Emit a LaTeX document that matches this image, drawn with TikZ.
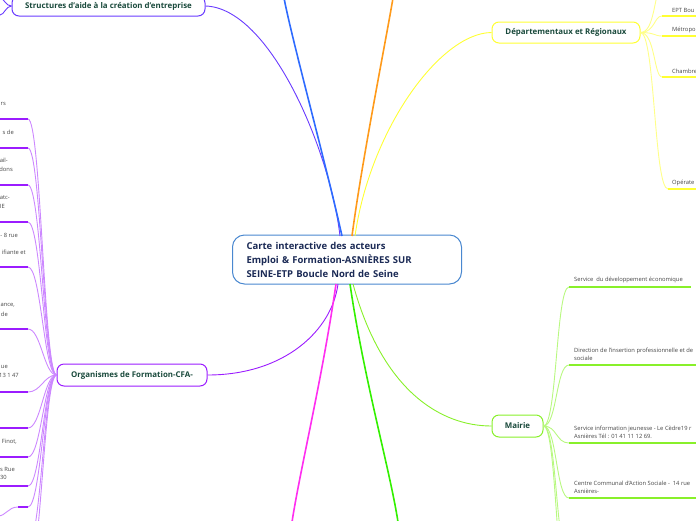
\documentclass[tikz,border=0pt]{standalone}
\usepackage{fontspec}
\setmainfont{Open Sans}
\definecolor{cblue}{HTML}{4A88D0}
\definecolor{navy}{HTML}{1B2A55}
\definecolor{dgreen}{HTML}{1A4A3C}
\definecolor{violetc}{HTML}{6A3CFF}
\definecolor{bluec}{HTML}{2E6BFF}
\definecolor{orangec}{HTML}{FF9A1A}
\definecolor{yellowc}{HTML}{FFFF33}
\definecolor{yellowl}{HTML}{FFFF88}
\definecolor{purplec}{HTML}{9B1CFF}
\definecolor{purplel}{HTML}{CC88FF}
\definecolor{magentac}{HTML}{FF2EF0}
\definecolor{greenc}{HTML}{33F000}
\definecolor{lgreenc}{HTML}{88F02A}
\definecolor{lgreenl}{HTML}{B8F880}
\definecolor{leaftxt}{HTML}{444444}
\tikzset{
  branchbox/.style={draw, fill=white, rounded corners=7pt, line width=1pt, text=dgreen, font=\bfseries\fontsize{7.9}{9}\selectfont, inner sep=0pt},
  leaftext/.style={text=leaftxt, font=\fontsize{5.8}{8}\selectfont, inner sep=0pt, align=left},
  mainline/.style={line width=1.6pt},
  subline/.style={line width=0.9pt},
}
\begin{document}
\begin{tikzpicture}[x=1pt,y=-1pt]
\useasboundingbox (0,0) rectangle (696,520);
\clip (0,0) rectangle (696,520);

% center node
\node[draw=cblue, fill=white, line width=1pt, rounded corners=12pt, minimum width=229pt, minimum height=49pt, text width=201pt, inner xsep=14pt, align=left, text=navy, font=\bfseries\fontsize{9.5}{14}\selectfont] (C) at (347,259.5) {Carte interactive des acteurs\\Emploi \& Formation-ASNIÈRES SUR\\SEINE-ETP Boucle Nord de Seine};

% branch nodes
\node[branchbox, draw=violetc, minimum width=193pt, minimum height=20pt] (S) at (108.5,6) {Structures d'aide à la création d'entreprise};
\node[branchbox, draw=yellowc, minimum width=148pt, minimum height=21pt] (D) at (566,32.5) {Départementaux et Régionaux};
\node[branchbox, draw=purplec, minimum width=150pt, minimum height=22pt] (O) at (132,375) {Organismes de Formation-CFA-};
\node[branchbox, draw=lgreenc, minimum width=51pt, minimum height=22pt] (M) at (517.5,426) {Mairie};

% anchor points on center node
\coordinate (t1) at (340,236);
\coordinate (t2) at (342,236);
\coordinate (t3) at (352,236);
\coordinate (t4) at (355,236);
\coordinate (b1) at (338,284);
\coordinate (b2) at (336,284);
\coordinate (b3) at (350,284);
\coordinate (b4) at (353,284);
\coordinate (eb) at (284,-2);
\coordinate (eo) at (393,-2);
\coordinate (em) at (292,522);
\coordinate (eg) at (398,522);

% main branches
\draw[subline, violetc] (S.east) .. controls (270,8) and (330,150) .. (t1);
\draw[mainline, bluec] (t2) .. controls (325,160) and (292,40) .. (eb);
\draw[mainline, orangec] (t3) .. controls (362,160) and (386,40) .. (eo);
\draw[subline, yellowc] (D.west) .. controls (440,33) and (370,130) .. (t4);
\draw[subline, purplec] (O.east) .. controls (285,375) and (332,330) .. (b1);
\draw[mainline, magentac] (b2) .. controls (322,380) and (300,470) .. (em);
\draw[mainline, greenc] (b3) .. controls (364,380) and (390,470) .. (eg);
\draw[subline, lgreenc] (b4) .. controls (382,390) and (440,426) .. (M.west);

% Structures left stubs
\coordinate (s1) at (0,-3);
\coordinate (s2) at (0,15);
\draw[subline, violetc] (S.west) .. controls (6,6) and (4,-1) .. (s1);
\draw[subline, violetc] (S.west) .. controls (6,6) and (4,15) .. (s2);

% Departementaux leaves
\foreach \n/\y/\x in {a/-8/660, b/16/662, c/36/662, d/77/662, e/189/668}{
  \coordinate (d\n s) at (\x,\y);
  \coordinate (d\n e) at (700,\y);
  \draw[subline, yellowl] (D.east) .. controls (655,32.5) and (654,\y) .. (d\n s);
  \draw[line width=1.6pt, yellowc] (d\n s) -- (d\n e);
}
\node[leaftext, anchor=south west] (l1) at (672,13) {EPT Bou};
\node[leaftext, anchor=south west] (l2) at (672,33) {Métropo};
\node[leaftext, anchor=south west] (l3) at (672,74) {Chambre};
\node[leaftext, anchor=south west] (l4) at (672,186) {Opérate};

% Mairie leaves
\foreach \n/\y in {a/287, b/365, c/443, d/498, e/560, f/600}{
  \coordinate (m\n s) at (569,\y);
  \coordinate (m\n e) at (700,\y);
  \draw[subline, lgreenl] (M.east) .. controls (557,426) and (556,\y) .. (m\n s);
}
\draw[line width=1.6pt, lgreenc] (mas) -- (691,287);
\foreach \n in {b,c,d}{ \draw[line width=1.6pt, lgreenc] (m\n s) -- (m\n e); }
\node[leaftext, anchor=south west] (r1) at (574,283) {Service\ \ du développement économique};
\node[leaftext, anchor=south west] (r2) at (574,361) {Direction de l'insertion professionnelle et de\\sociale};
\node[leaftext, anchor=south west] (r3) at (574,439) {Service information jeunesse - Le Cèdre19 r\\Asnières Tél : 01 41 11 12 69.};
\node[leaftext, anchor=south west] (r4) at (574,494) {Centre Communal d'Action Sociale -\ \ 14 rue\\Asnières-};

% Organismes leaves
\foreach \n/\y in {a/119, b/148, c/185, d/222, e/267, f/329, g/392, h/428, i/457, j/486, k/545, l/575}{
  \coordinate (o\n s) at (28,\y);
  \coordinate (o\n e) at (-4,\y);
  \draw[subline, purplel] (O.west) .. controls (44,375) and (41,\y) .. (o\n s);
  \draw[line width=1.6pt, purplec] (o\n s) -- (o\n e);
}
\coordinate (ox1) at (18,507);
\coordinate (ox2) at (28,507);
\coordinate (ox0) at (-2,516);
\draw[subline, purplel] (O.west) .. controls (44,375) and (41,507) .. (ox2);
\draw[line width=1.6pt, purplec] (ox1) -- (ox2);
\draw[subline, purplel] (ox1) .. controls (8,507) and (6,516) .. (ox0);

\node[leaftext, anchor=east] (p1) at (6,104) {rs};
\node[leaftext, anchor=east] (p2) at (14,132) {s de};
\node[leaftext, anchor=east] (p3) at (8,160) {ail-};
\node[leaftext, anchor=east] (p4) at (13,169) {dons};
\node[leaftext, anchor=east] (p5) at (10,198) {atc-};
\node[leaftext, anchor=east] (p6) at (5,206) {IE};
\node[leaftext, anchor=east] (p7) at (18,235) {- 8 rue};
\node[leaftext, anchor=east] (p8) at (26,252) {ifiante et};
\node[leaftext, anchor=east] (p9) at (15,305) {ance,};
\node[leaftext, anchor=east] (p10) at (8,314) {de};
\node[leaftext, anchor=east] (p11) at (8,367) {ue};
\node[leaftext, anchor=east] (p12) at (19,375) {13 1 47};
\node[leaftext, anchor=east] (p13) at (17,442) {Finot,};
\node[leaftext, anchor=east] (p14) at (15,469) {s Rue};
\node[leaftext, anchor=east] (p15) at (7,477) {30};
\end{tikzpicture}
\end{document}
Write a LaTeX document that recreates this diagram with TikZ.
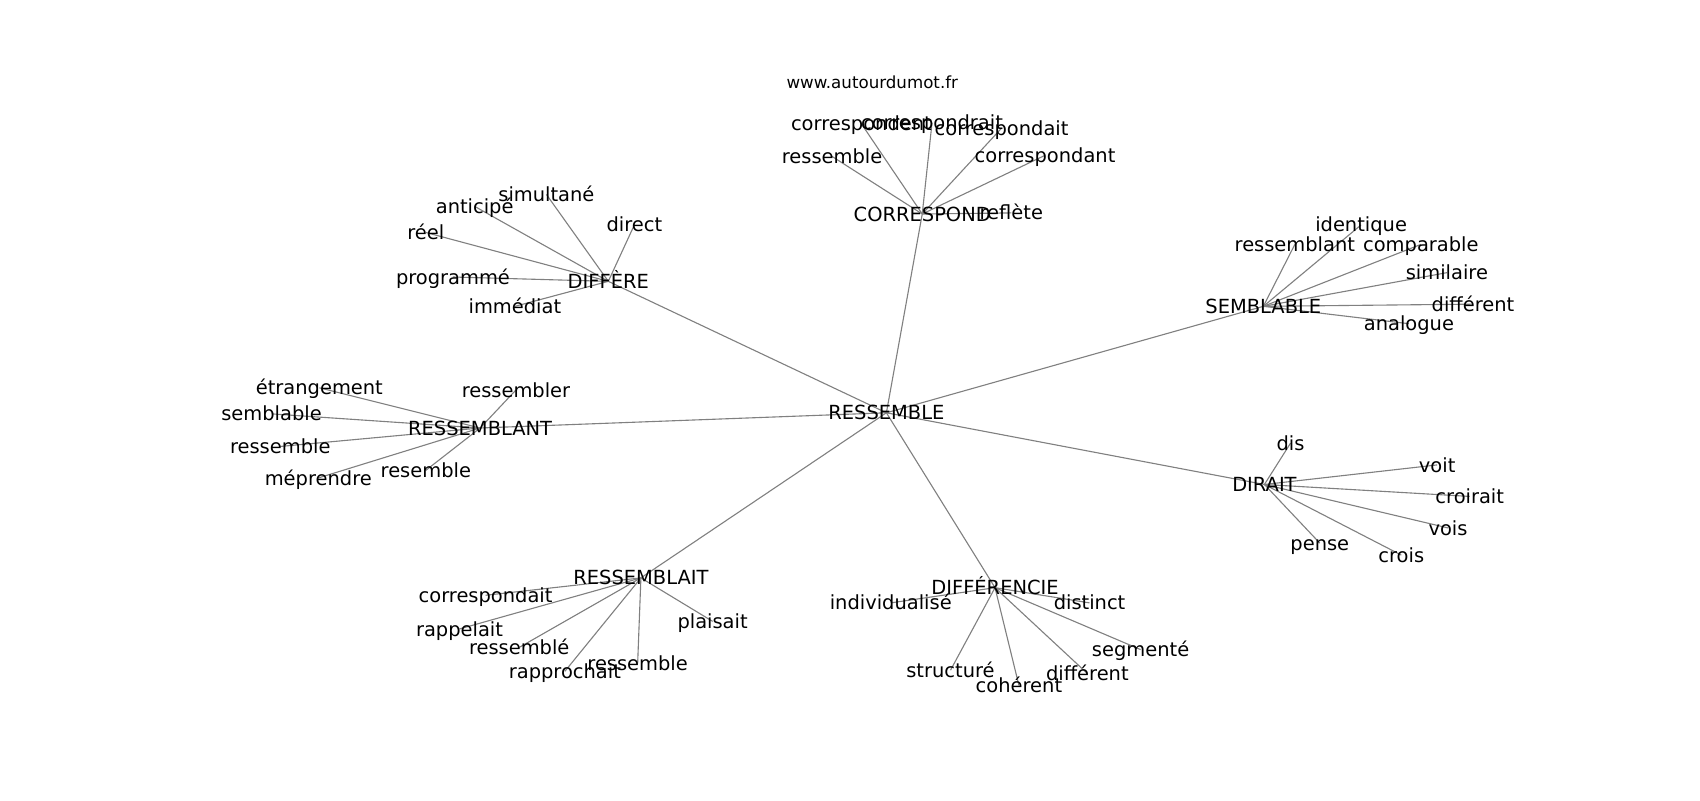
\documentclass[tikz,border=0pt]{standalone}
\usepackage{fontspec}
\setmainfont{DejaVu Sans}
\usetikzlibrary{backgrounds}
\tikzset{
  lbl/.style={inner sep=0pt, text height=10.2pt, text depth=0pt, font=\fontsize{14}{16}\selectfont, text=black},
  web/.style={inner sep=0pt, font=\fontsize{12}{14}\selectfont, text=black},
  edge/.style={draw=black!50, line width=0.8pt}
}
\begin{document}
\begin{tikzpicture}[x=0.782pt, y=-0.782pt]
\useasboundingbox (0,0) rectangle (1565,737);
\node[web] (web) at (803,76) {www.autourdumot.fr};
% hubs
\node[lbl] (R) at (816,380) {RESSEMBLE};
\node[lbl] (C) at (849,197) {CORRESPOND};
\node[lbl] (D) at (560,259) {DIFFÈRE};
\node[lbl] (S) at (1163,282) {SEMBLABLE};
\node[lbl] (RT) at (442,394) {RESSEMBLANT};
\node[lbl] (DI) at (1164,446) {DIRAIT};
\node[lbl] (RA) at (590,532) {RESSEMBLAIT};
\node[lbl] (DF) at (916,541) {DIFFÉRENCIE};
% CORRESPOND leaves
\node[lbl] (c1) at (793,114) {correspondent};
\node[lbl] (c2) at (858,113) {correspondrait};
\node[lbl] (c3) at (922,118) {correspondait};
\node[lbl] (c4) at (766,144) {ressemble};
\node[lbl] (c5) at (962,143) {correspondant};
\node[lbl] (c6) at (931,196) {reflète};
% DIFFERE leaves
\node[lbl] (d1) at (503,179) {simultané};
\node[lbl] (d2) at (437,190) {anticipé};
\node[lbl] (d3) at (584,207) {direct};
\node[lbl] (d4) at (392,214) {réel};
\node[lbl] (d5) at (417,255) {programmé};
\node[lbl] (d6) at (474,282) {immédiat};
% SEMBLABLE leaves
\node[lbl] (s1) at (1253,207) {identique};
\node[lbl] (s2) at (1192,225) {ressemblant};
\node[lbl] (s3) at (1308,225) {comparable};
\node[lbl] (s4) at (1332,251) {similaire};
\node[lbl] (s5) at (1356,280) {différent};
\node[lbl] (s6) at (1297,298) {analogue};
% RESSEMBLANT leaves
\node[lbl] (t1) at (294,357) {étrangement};
\node[lbl] (t2) at (250,381) {semblable};
\node[lbl] (t3) at (258,411) {ressemble};
\node[lbl] (t4) at (293,440) {méprendre};
\node[lbl] (t5) at (475,359) {ressembler};
\node[lbl] (t6) at (392,433) {resemble};
% DIRAIT leaves
\node[lbl] (i1) at (1188,408) {dis};
\node[lbl] (i2) at (1323,428) {voit};
\node[lbl] (i3) at (1353,457) {croirait};
\node[lbl] (i4) at (1333,486) {vois};
\node[lbl] (i5) at (1215,500) {pense};
\node[lbl] (i6) at (1290,511) {crois};
% RESSEMBLAIT leaves
\node[lbl] (a1) at (447,548) {correspondait};
\node[lbl] (a2) at (423,579) {rappelait};
\node[lbl] (a3) at (478,596) {ressemblé};
\node[lbl] (a4) at (520,618) {rapprochait};
\node[lbl] (a5) at (587,611) {ressemble};
\node[lbl] (a6) at (656,572) {plaisait};
% DIFFERENCIE leaves
\node[lbl] (f1) at (820,555) {individualisé};
\node[lbl] (f2) at (1003,555) {distinct};
\node[lbl] (f3) at (1050,598) {segmenté};
\node[lbl] (f4) at (1001,620) {différent};
\node[lbl] (f5) at (938,631) {cohérent};
\node[lbl] (f6) at (875,617) {structuré};
\begin{scope}[on background layer]
\foreach \h in {C,D,S,RT,DI,RA,DF} \draw[edge] (R.center) -- (\h.center);
\foreach \l in {c1,c2,c3,c4,c5,c6} \draw[edge] (C.center) -- (\l.center);
\foreach \l in {d1,d2,d3,d4,d5,d6} \draw[edge] (D.center) -- (\l.center);
\foreach \l in {s1,s2,s3,s4,s5,s6} \draw[edge] (S.center) -- (\l.center);
\foreach \l in {t1,t2,t3,t4,t5,t6} \draw[edge] (RT.center) -- (\l.center);
\foreach \l in {i1,i2,i3,i4,i5,i6} \draw[edge] (DI.center) -- (\l.center);
\foreach \l in {a1,a2,a3,a4,a5,a6} \draw[edge] (RA.center) -- (\l.center);
\foreach \l in {f1,f2,f3,f4,f5,f6} \draw[edge] (DF.center) -- (\l.center);
\end{scope}
\end{tikzpicture}
\end{document}
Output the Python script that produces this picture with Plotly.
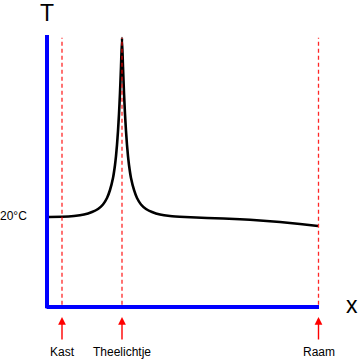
import plotly.graph_objects as go

# Curve: position along x (arbitrary units) and temperature (°C)
curve_x = [0, 1, 15, 27, 37, 45, 51, 56, 60, 63, 66, 68, 69, 70, 71, 72, 73, 74, 75,
           76, 77, 78, 79, 80, 81, 82, 84, 87, 90, 94, 99, 105, 113, 123, 138, 160,
           193, 213, 233, 253, 271]
curve_T = [19.78, 19.78, 19.82, 20.0, 20.33, 20.89, 21.56, 22.56, 24.0, 25.78, 28.44,
           31.33, 33.33, 35.78, 38.89, 42.67, 47.33, 53.11, 59.56,
           53.11, 47.33, 42.67, 38.89, 35.78, 33.33, 31.33, 28.44, 25.78, 24.0, 22.56,
           21.56, 20.89, 20.33, 20.0, 19.78, 19.56, 19.29, 19.0, 18.67, 18.22, 17.78]

# Marked locations
marker_names = ["Kast", "Theelichtje", "Raam"]
marker_x = [15, 75, 271.5]

# Axis extents and labels
x_axis_end = 272
T_axis_top = 60.2
T_marker_top = 59.6
ref_T = 20
ref_label = "20°C"
x_title = "x"
y_title = "T"

FONT = "Liberation Sans, Arial, sans-serif"

fig = go.Figure()

# the curve
fig.add_trace(go.Scatter(x=curve_x, y=curve_T, mode="lines",
                         line=dict(color="black", width=2.6, shape="spline", smoothing=0.4),
                         hoverinfo="skip", showlegend=False))

# blue axes
fig.add_trace(go.Scatter(x=[0, 0], y=[-0.5, T_axis_top], mode="lines",
                         line=dict(color="#0000ff", width=4), showlegend=False, hoverinfo="skip"))
fig.add_trace(go.Scatter(x=[-0.45, x_axis_end], y=[-0.2, -0.2], mode="lines",
                         line=dict(color="#0000ff", width=4), showlegend=False, hoverinfo="skip"))

# red dashed marker lines
for mx in marker_x:
    fig.add_trace(go.Scatter(x=[mx, mx], y=[0.3, T_marker_top], mode="lines",
                             line=dict(color="rgba(255,0,0,0.85)", width=1.3, dash="4px,3px"),
                             showlegend=False, hoverinfo="skip"))

annotations = []
for name, mx in zip(marker_names, marker_x):
    annotations.append(dict(x=mx, y=-2.45, xref="x", yref="y", text="", showarrow=True,
                            ax=0, ay=24, axref="pixel", ayref="pixel",
                            arrowhead=2, arrowsize=1.1, arrowwidth=1.4, arrowcolor="#ff0000"))
    annotations.append(dict(x=mx, y=-10.2, xref="x", yref="y", text=name, showarrow=False,
                            xanchor="center", yanchor="middle",
                            font=dict(family=FONT, size=12, color="black")))

annotations.append(dict(x=-18, y=ref_T, xref="x", yref="y", text=ref_label, showarrow=False,
                        xanchor="right", yanchor="middle",
                        font=dict(family=FONT, size=12, color="black")))
annotations.append(dict(x=0, y=(306 - 12.5) / 4.5, xref="x", yref="y", text=y_title, showarrow=False,
                        xanchor="center", yanchor="middle",
                        font=dict(family=FONT, size=23, color="black")))
annotations.append(dict(x=305, y=(306 - 305) / 4.5, xref="x", yref="y", text=x_title, showarrow=False,
                        xanchor="center", yanchor="middle",
                        font=dict(family=FONT, size=23, color="black")))

fig.update_layout(
    width=360, height=361,
    margin=dict(l=0, r=0, t=0, b=0),
    paper_bgcolor="white", plot_bgcolor="white",
    xaxis=dict(range=[-47, 313], visible=False, fixedrange=True),
    yaxis=dict(range=[-55 / 4.5, 306 / 4.5], visible=False, fixedrange=True),
    annotations=annotations,
    showlegend=False,
)

fig.write_html("out.html",
               config={"displayModeBar": False, "staticPlot": True},
               post_script="document.body.style.margin='0';document.body.style.overflow='hidden';")
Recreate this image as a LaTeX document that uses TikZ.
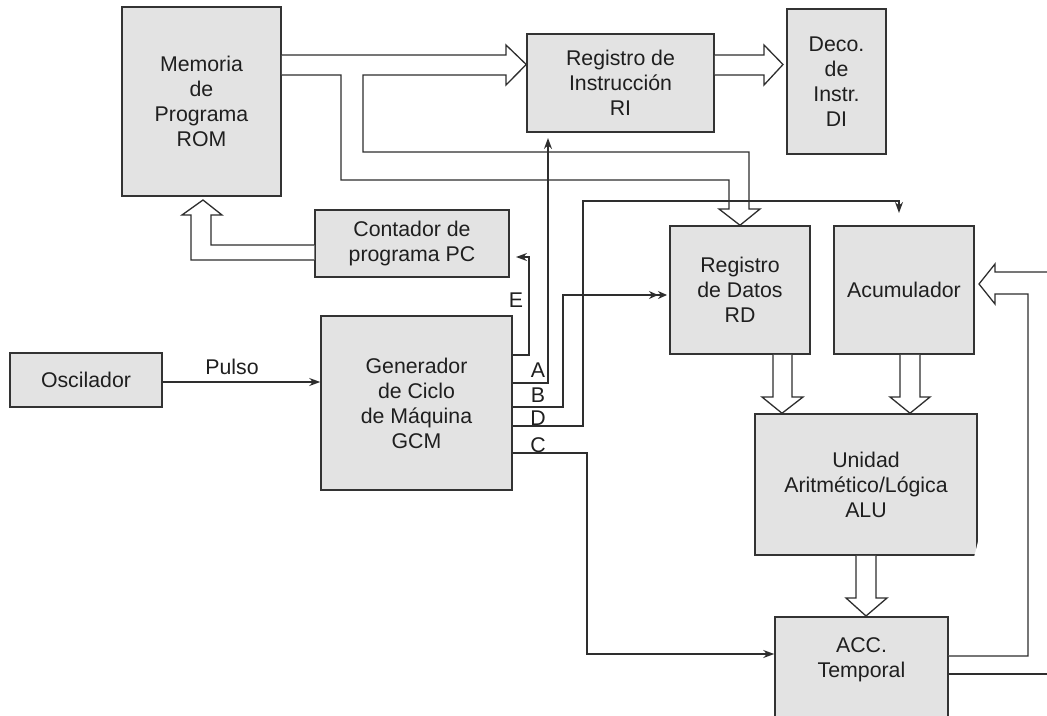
\documentclass[tikz,border=0pt]{standalone}
\usepackage{fontspec}
\setmainfont{Liberation Sans}
\usetikzlibrary{arrows.meta,calc}

\begin{document}
\begin{tikzpicture}[x=1pt,y=-1pt,
  blk/.style={draw=black!80, line width=1.5pt, fill=black!11, inner sep=0pt,
              align=center, font=\fontsize{21.3}{25}\selectfont, text=black!88},
  lbl/.style={font=\fontsize{21.3}{25}\selectfont, text=black!88, inner sep=0pt},
  wire/.style={draw=black!82, line width=1.3pt},
  bus/.style={draw=black!82, line width=1.3pt, fill=white, line join=miter},
  tip/.style={-{Stealth[length=11pt,width=8pt]}},
  dtip/.style={-{Stealth[length=9pt,width=8pt]Stealth[length=9pt,width=8pt]}}
]
\useasboundingbox (0,0) rectangle (1047,715);
\clip (0,0) rectangle (1047,715);

% blocks
\node[blk, minimum width=159pt, minimum height=189pt] (rom) at (201.5,101.5) {Memoria\\de\\Programa\\ROM};
\node[blk, minimum width=187pt, minimum height=98pt] (ri) at (620.5,83) {Registro de\\Instrucción\\RI};
\node[blk, minimum width=99pt, minimum height=145pt] (di) at (836.5,81.5) {Deco.\\de\\Instr.\\DI};
\node[blk, minimum width=194pt, minimum height=67pt] (pc) at (412,243.5) {Contador de\\programa PC};
\node[blk, minimum width=152pt, minimum height=54pt] (osc) at (86,380) {Oscilador};
\node[blk, minimum width=191pt, minimum height=174pt] (gcm) at (416.5,403) {Generador\\de Ciclo\\de Máquina\\GCM};
\node[blk, minimum width=140pt, minimum height=128pt] (rd) at (740,290) {Registro\\de Datos\\RD};
\node[blk, minimum width=140pt, minimum height=128pt] (acu) at (904,290) {Acumulador};
\node[blk, minimum width=222pt, minimum height=141pt] (alu) at (866,484.5) {Unidad\\Aritmético/Lógica\\ALU};
\node[blk, minimum width=173pt, minimum height=124pt, anchor=north] (acc) at (861.5,616) {};
\node[lbl, align=center, font=\fontsize{21.3}{25}\selectfont] (acct) at (861.5,660) {ACC.\\Temporal};

% wide buses: ROM to RI and to RD
\draw[bus] (rom.east|-0,55) -- (506,55) -- (506,45) -- (ri.west|-0,64.5) -- (506,85) -- (506,75)
  -- (363,75) -- (363,152) -- (749,152) -- (749,209) -- (760,209) -- (rd.north-|740,0)
  -- (719,209) -- (729,209) -- (729,180) -- (341,180) -- (341,75) -- (rom.east|-0,75);
% RI to DI
\draw[bus] (ri.east|-0,55) -- (764,55) -- (764,45) -- (783,64.5) -- (764,85) -- (764,75) -- (ri.east|-0,75);
% PC to ROM
\draw[bus] (pc.west|-0,245) -- (211,245) -- (211,215) -- (222,215) -- (203,200) -- (182,215)
  -- (191,215) -- (191,260) -- (pc.west|-0,260);
% RD and Acumulador to ALU
\draw[bus] (rd.south-|773,0) -- (773,397) -- (762,397) -- (alu.north-|782,0) -- (803,397) -- (792,397) -- (rd.south-|792,0);
\draw[bus] (acu.south-|900,0) -- (900,397) -- (890,397) -- (alu.north-|910,0) -- (930,397) -- (920,397) -- (acu.south-|920,0);
% ALU to ACC
\draw[bus] (alu.south-|856,0) -- (856,598) -- (846,598) -- (acc.north-|866,0) -- (887,598) -- (876,598) -- (alu.south-|876,0);
% ACC back to Acumulador
\draw[bus] (1047,272) -- (995,272) -- (995,264) -- (979,284) -- (995,304) -- (995,294)
  -- (1028,294) -- (1028,656) -- (acc.east|-0,656);
\draw[wire] (acc.east|-0,674) -- (1047,674);

% control lines
\draw[wire,tip] (osc.east|-0,382) -- (gcm.west|-0,382);
\node[lbl] (pulso) at (232,367) {Pulso};
\draw[wire,tip] (gcm.east|-0,355) -- (529,355) -- (529,257) -- (516,257);
\draw[wire,tip] (gcm.east|-0,383) -- (548,383) -- (548,138);
\draw[wire,dtip] (gcm.east|-0,407) -- (563,407) -- (563,295) -- (667,295);
\draw[wire,tip] (gcm.east|-0,426) -- (583,426) -- (583,201) -- (899,201) -- (899,213);
\draw[wire,tip] (gcm.east|-0,453) -- (587,453) -- (587,654) -- (acc.west|-0,654);

% signal names
\node[lbl] (le) at (516,300) {E};
\node[lbl] (la) at (538,370) {A};
\node[lbl] (lb) at (538,395) {B};
\node[lbl] (ld) at (538,418) {D};
\node[lbl] (lc) at (538,445) {C};
\end{tikzpicture}
\end{document}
───
» Stated problem: Word for word, restate the lines beginning with the one that has "Output the Python" and ending with the one that has "marker_x = [15, 75, 271.5]". Keep both ends and skip any pictures.

» Complete response:
Output the Python script that produces this picture with Plotly.
import plotly.graph_objects as go

# Curve: position along x (arbitrary units) and temperature (°C)
curve_x = [0, 1, 15, 27, 37, 45, 51, 56, 60, 63, 66, 68, 69, 70, 71, 72, 73, 74, 75,
           76, 77, 78, 79, 80, 81, 82, 84, 87, 90, 94, 99, 105, 113, 123, 138, 160,
           193, 213, 233, 253, 271]
curve_T = [19.78, 19.78, 19.82, 20.0, 20.33, 20.89, 21.56, 22.56, 24.0, 25.78, 28.44,
           31.33, 33.33, 35.78, 38.89, 42.67, 47.33, 53.11, 59.56,
           53.11, 47.33, 42.67, 38.89, 35.78, 33.33, 31.33, 28.44, 25.78, 24.0, 22.56,
           21.56, 20.89, 20.33, 20.0, 19.78, 19.56, 19.29, 19.0, 18.67, 18.22, 17.78]

# Marked locations
marker_names = ["Kast", "Theelichtje", "Raam"]
marker_x = [15, 75, 271.5]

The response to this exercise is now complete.